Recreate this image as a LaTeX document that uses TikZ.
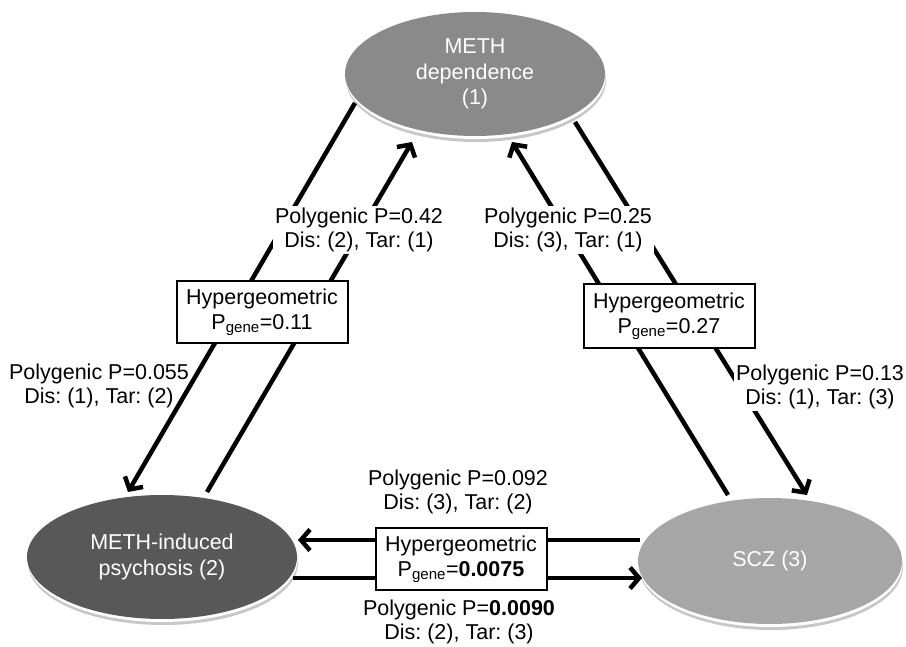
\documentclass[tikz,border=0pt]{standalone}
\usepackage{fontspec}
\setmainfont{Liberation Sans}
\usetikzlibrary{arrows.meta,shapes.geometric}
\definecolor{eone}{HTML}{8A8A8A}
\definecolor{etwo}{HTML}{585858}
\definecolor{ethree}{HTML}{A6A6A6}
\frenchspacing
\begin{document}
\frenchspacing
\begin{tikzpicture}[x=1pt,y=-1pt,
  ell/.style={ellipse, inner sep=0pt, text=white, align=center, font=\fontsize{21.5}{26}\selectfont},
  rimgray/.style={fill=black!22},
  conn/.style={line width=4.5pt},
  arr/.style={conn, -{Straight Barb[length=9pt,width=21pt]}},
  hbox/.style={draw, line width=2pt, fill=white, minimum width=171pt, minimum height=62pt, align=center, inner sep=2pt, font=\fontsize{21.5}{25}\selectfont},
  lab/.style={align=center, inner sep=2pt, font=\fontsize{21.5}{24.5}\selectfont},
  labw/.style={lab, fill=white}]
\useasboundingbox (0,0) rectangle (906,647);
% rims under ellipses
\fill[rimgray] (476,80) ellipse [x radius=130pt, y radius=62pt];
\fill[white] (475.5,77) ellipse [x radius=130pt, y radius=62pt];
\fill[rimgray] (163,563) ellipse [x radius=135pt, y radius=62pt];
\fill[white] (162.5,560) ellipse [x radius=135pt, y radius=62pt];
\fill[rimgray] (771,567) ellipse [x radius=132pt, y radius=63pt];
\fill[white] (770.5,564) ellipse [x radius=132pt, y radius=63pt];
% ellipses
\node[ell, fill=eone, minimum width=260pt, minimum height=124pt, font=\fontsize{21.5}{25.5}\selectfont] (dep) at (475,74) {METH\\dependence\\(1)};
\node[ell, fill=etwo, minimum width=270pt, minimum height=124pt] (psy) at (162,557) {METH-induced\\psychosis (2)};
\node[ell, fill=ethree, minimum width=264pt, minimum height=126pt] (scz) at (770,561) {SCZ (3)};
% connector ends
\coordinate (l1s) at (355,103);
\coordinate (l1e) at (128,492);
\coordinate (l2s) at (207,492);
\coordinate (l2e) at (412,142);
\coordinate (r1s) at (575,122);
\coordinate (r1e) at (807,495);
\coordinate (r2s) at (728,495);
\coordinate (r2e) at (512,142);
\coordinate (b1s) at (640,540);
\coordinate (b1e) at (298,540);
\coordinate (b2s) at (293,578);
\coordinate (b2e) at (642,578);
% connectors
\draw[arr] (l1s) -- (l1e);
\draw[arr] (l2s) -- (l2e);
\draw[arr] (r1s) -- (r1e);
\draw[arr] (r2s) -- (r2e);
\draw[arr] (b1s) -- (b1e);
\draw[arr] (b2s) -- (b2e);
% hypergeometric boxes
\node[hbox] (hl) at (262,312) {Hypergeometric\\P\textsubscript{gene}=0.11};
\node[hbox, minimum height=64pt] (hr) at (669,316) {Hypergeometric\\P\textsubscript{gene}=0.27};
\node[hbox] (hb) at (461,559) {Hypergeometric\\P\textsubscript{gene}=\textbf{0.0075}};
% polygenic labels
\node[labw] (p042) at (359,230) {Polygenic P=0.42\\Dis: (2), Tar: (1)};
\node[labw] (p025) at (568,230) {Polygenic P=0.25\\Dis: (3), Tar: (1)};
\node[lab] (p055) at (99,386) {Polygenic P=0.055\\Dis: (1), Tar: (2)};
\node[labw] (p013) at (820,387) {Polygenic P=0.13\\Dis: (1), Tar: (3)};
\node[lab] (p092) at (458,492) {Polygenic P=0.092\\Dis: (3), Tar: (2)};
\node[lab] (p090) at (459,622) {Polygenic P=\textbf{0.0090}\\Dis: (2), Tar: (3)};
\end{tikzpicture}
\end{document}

——————

**What you need to do**
Pictures are excluded; output everything else in the data verbatim.

**Correct output**
Recreate this image as a LaTeX document that uses TikZ.
\documentclass[tikz,border=0pt]{standalone}
\usepackage{fontspec}
\setmainfont{Liberation Sans}
\usetikzlibrary{arrows.meta,shapes.geometric}
\definecolor{eone}{HTML}{8A8A8A}
\definecolor{etwo}{HTML}{585858}
\definecolor{ethree}{HTML}{A6A6A6}
\frenchspacing
\begin{document}
\frenchspacing
\begin{tikzpicture}[x=1pt,y=-1pt,
  ell/.style={ellipse, inner sep=0pt, text=white, align=center, font=\fontsize{21.5}{26}\selectfont},
  rimgray/.style={fill=black!22},
  conn/.style={line width=4.5pt},
  arr/.style={conn, -{Straight Barb[length=9pt,width=21pt]}},
  hbox/.style={draw, line width=2pt, fill=white, minimum width=171pt, minimum height=62pt, align=center, inner sep=2pt, font=\fontsize{21.5}{25}\selectfont},
  lab/.style={align=center, inner sep=2pt, font=\fontsize{21.5}{24.5}\selectfont},
  labw/.style={lab, fill=white}]
\useasboundingbox (0,0) rectangle (906,647);
% rims under ellipses
\fill[rimgray] (476,80) ellipse [x radius=130pt, y radius=62pt];
\fill[white] (475.5,77) ellipse [x radius=130pt, y radius=62pt];
\fill[rimgray] (163,563) ellipse [x radius=135pt, y radius=62pt];
\fill[white] (162.5,560) ellipse [x radius=135pt, y radius=62pt];
\fill[rimgray] (771,567) ellipse [x radius=132pt, y radius=63pt];
\fill[white] (770.5,564) ellipse [x radius=132pt, y radius=63pt];
% ellipses
\node[ell, fill=eone, minimum width=260pt, minimum height=124pt, font=\fontsize{21.5}{25.5}\selectfont] (dep) at (475,74) {METH\\dependence\\(1)};
\node[ell, fill=etwo, minimum width=270pt, minimum height=124pt] (psy) at (162,557) {METH-induced\\psychosis (2)};
\node[ell, fill=ethree, minimum width=264pt, minimum height=126pt] (scz) at (770,561) {SCZ (3)};
% connector ends
\coordinate (l1s) at (355,103);
\coordinate (l1e) at (128,492);
\coordinate (l2s) at (207,492);
\coordinate (l2e) at (412,142);
\coordinate (r1s) at (575,122);
\coordinate (r1e) at (807,495);
\coordinate (r2s) at (728,495);
\coordinate (r2e) at (512,142);
\coordinate (b1s) at (640,540);
\coordinate (b1e) at (298,540);
\coordinate (b2s) at (293,578);
\coordinate (b2e) at (642,578);
% connectors
\draw[arr] (l1s) -- (l1e);
\draw[arr] (l2s) -- (l2e);
\draw[arr] (r1s) -- (r1e);
\draw[arr] (r2s) -- (r2e);
\draw[arr] (b1s) -- (b1e);
\draw[arr] (b2s) -- (b2e);
% hypergeometric boxes
\node[hbox] (hl) at (262,312) {Hypergeometric\\P\textsubscript{gene}=0.11};
\node[hbox, minimum height=64pt] (hr) at (669,316) {Hypergeometric\\P\textsubscript{gene}=0.27};
\node[hbox] (hb) at (461,559) {Hypergeometric\\P\textsubscript{gene}=\textbf{0.0075}};
% polygenic labels
\node[labw] (p042) at (359,230) {Polygenic P=0.42\\Dis: (2), Tar: (1)};
\node[labw] (p025) at (568,230) {Polygenic P=0.25\\Dis: (3), Tar: (1)};
\node[lab] (p055) at (99,386) {Polygenic P=0.055\\Dis: (1), Tar: (2)};
\node[labw] (p013) at (820,387) {Polygenic P=0.13\\Dis: (1), Tar: (3)};
\node[lab] (p092) at (458,492) {Polygenic P=0.092\\Dis: (3), Tar: (2)};
\node[lab] (p090) at (459,622) {Polygenic P=\textbf{0.0090}\\Dis: (2), Tar: (3)};
\end{tikzpicture}
\end{document}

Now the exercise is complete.